Long story short answer. Have it installed anyway and if you really are so badly desperate to not notice anything, put the IHD away in a cupboard, set the meter to Monthly readings and then completely ignore it. It’ll then just sit there quietly doing it’s thing for the next 10 years or so.

Everyone who has come here previously with similar questions has had more or less the same info iirc.


My property is circa 1970’s so the present electric meter is installed in a large box mounted in the wall - in, not on the wall. My gas meter is inside my small utility store built next to the house - the box holding the meter is within the wall of this utility store with a door to access the meter. From what I’ve seen on this site the measurements of the smart meter are such that it would fit inside this box basically replacing the present meter - this would suit me perfectly- and yes, being in this location means I only access it once a month to provide readings.

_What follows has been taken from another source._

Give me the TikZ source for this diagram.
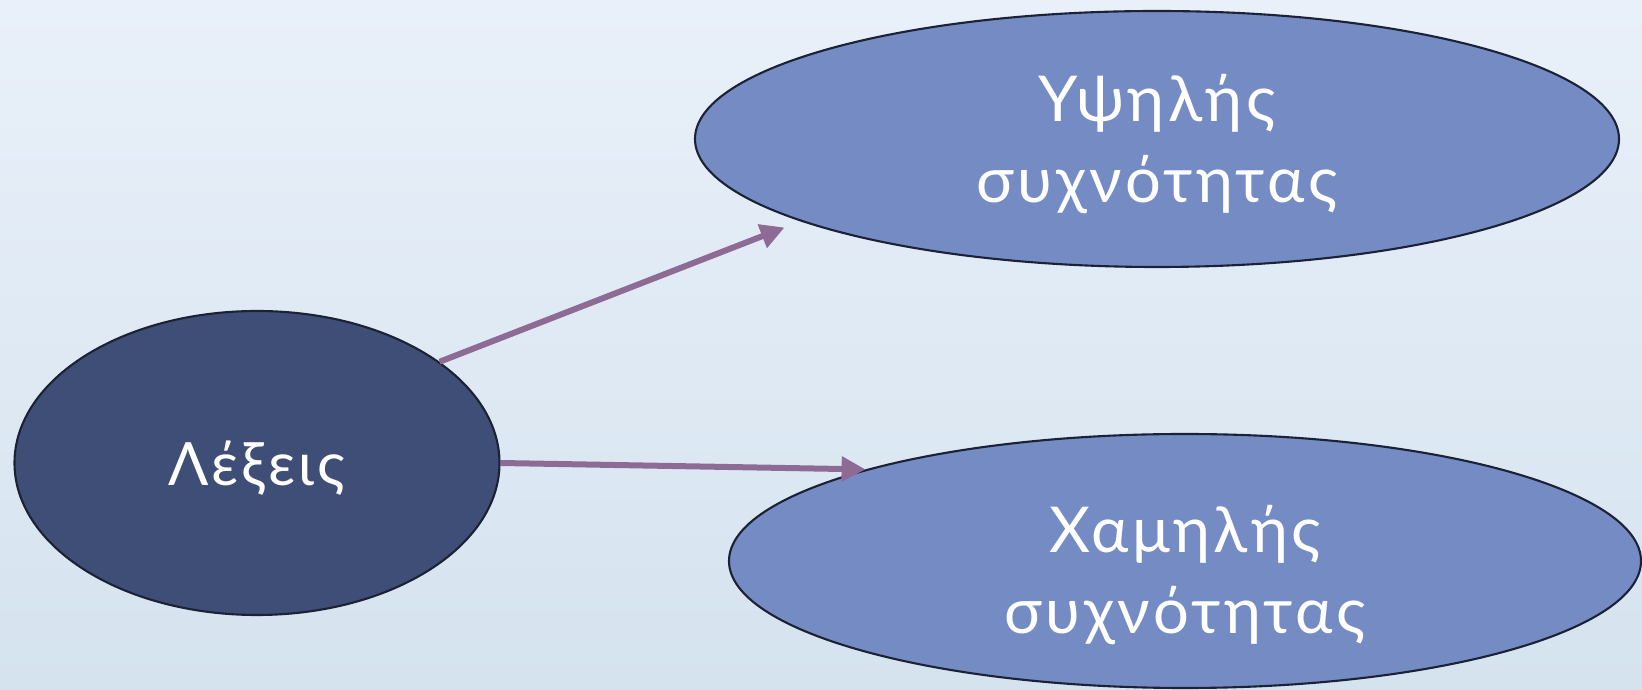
\documentclass[tikz,border=0pt]{standalone}
\usepackage{fontspec}
\setmainfont{Lato}[LetterSpace=5.5]
\usetikzlibrary{shapes.geometric, arrows.meta}

\definecolor{wordfill}{HTML}{3F4E76}
\definecolor{freqfill}{HTML}{748BC4}
\definecolor{rimline}{HTML}{1B2236}
\definecolor{linkcol}{HTML}{8E6B95}
\definecolor{bgtop}{HTML}{E9F0F9}
\definecolor{bgbot}{HTML}{D5E3EF}

% move a line of text down without changing its box
\newcommand{\droptext}[2]{\raisebox{-#1}[\height][\depth]{#2}}

\begin{document}
\begin{tikzpicture}[
    blob/.style={ellipse, draw=rimline, line width=0.6pt, inner sep=0pt,
        text=white, align=center, font=\fontsize{18}{23}\selectfont},
    link/.style={-{Triangle[length=2.4mm, width=2.4mm]}, line width=0.6mm, linkcol}
]
    % Background
    \shade[top color=bgtop, bottom color=bgbot] (0,0) rectangle (16.42,6.9);
    \useasboundingbox (0,0) rectangle (16.42,6.9);

    % Ellipses
    \node[blob, fill=wordfill, minimum width=4.85cm, minimum height=3.04cm,
        font=\fontsize{17}{21}\selectfont] (lexeis) at (2.57,2.27) {\droptext{0.5mm}{Λέξεις}};
    \node[blob, fill=freqfill, minimum width=9.24cm, minimum height=2.56cm] (high) at (11.57,5.51)
        {\droptext{0.5mm}{Υψηλής}\\\droptext{0.5mm}{συχνότητας}};
    \node[blob, fill=freqfill, minimum width=9.12cm, minimum height=2.54cm] (low) at (11.85,1.29)
        {\droptext{1.4mm}{Χαμηλής}\\\droptext{1.4mm}{συχνότητας}};

    % Arrows
    \draw[link, shorten >=1.7mm] (lexeis.29) -- (high.193);
    \draw[link] (lexeis.east) -- (low.164.5);
\end{tikzpicture}
\end{document}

As long as you found the dimensions for a Flonidan UniFlo then yeah, they fit pretty much the same spaces that any traditional diaphragm gas meter does. It’s the ultrasonic ones like the Flonidan SciFlo that are different to that!


It is an electric meter that is being replaced - believe the Uniflow is for Gas ?


Correct. But both meters will likely be done at the same time which is pretty common.


This has not been stated to me - said the faulty electric meter would be replaced.


It depends on the job notes. If it says electric meter only, then only the electric meter gets replaced. If it says do both, then both get done.

I just know from previous experience and research that both often seem to get done.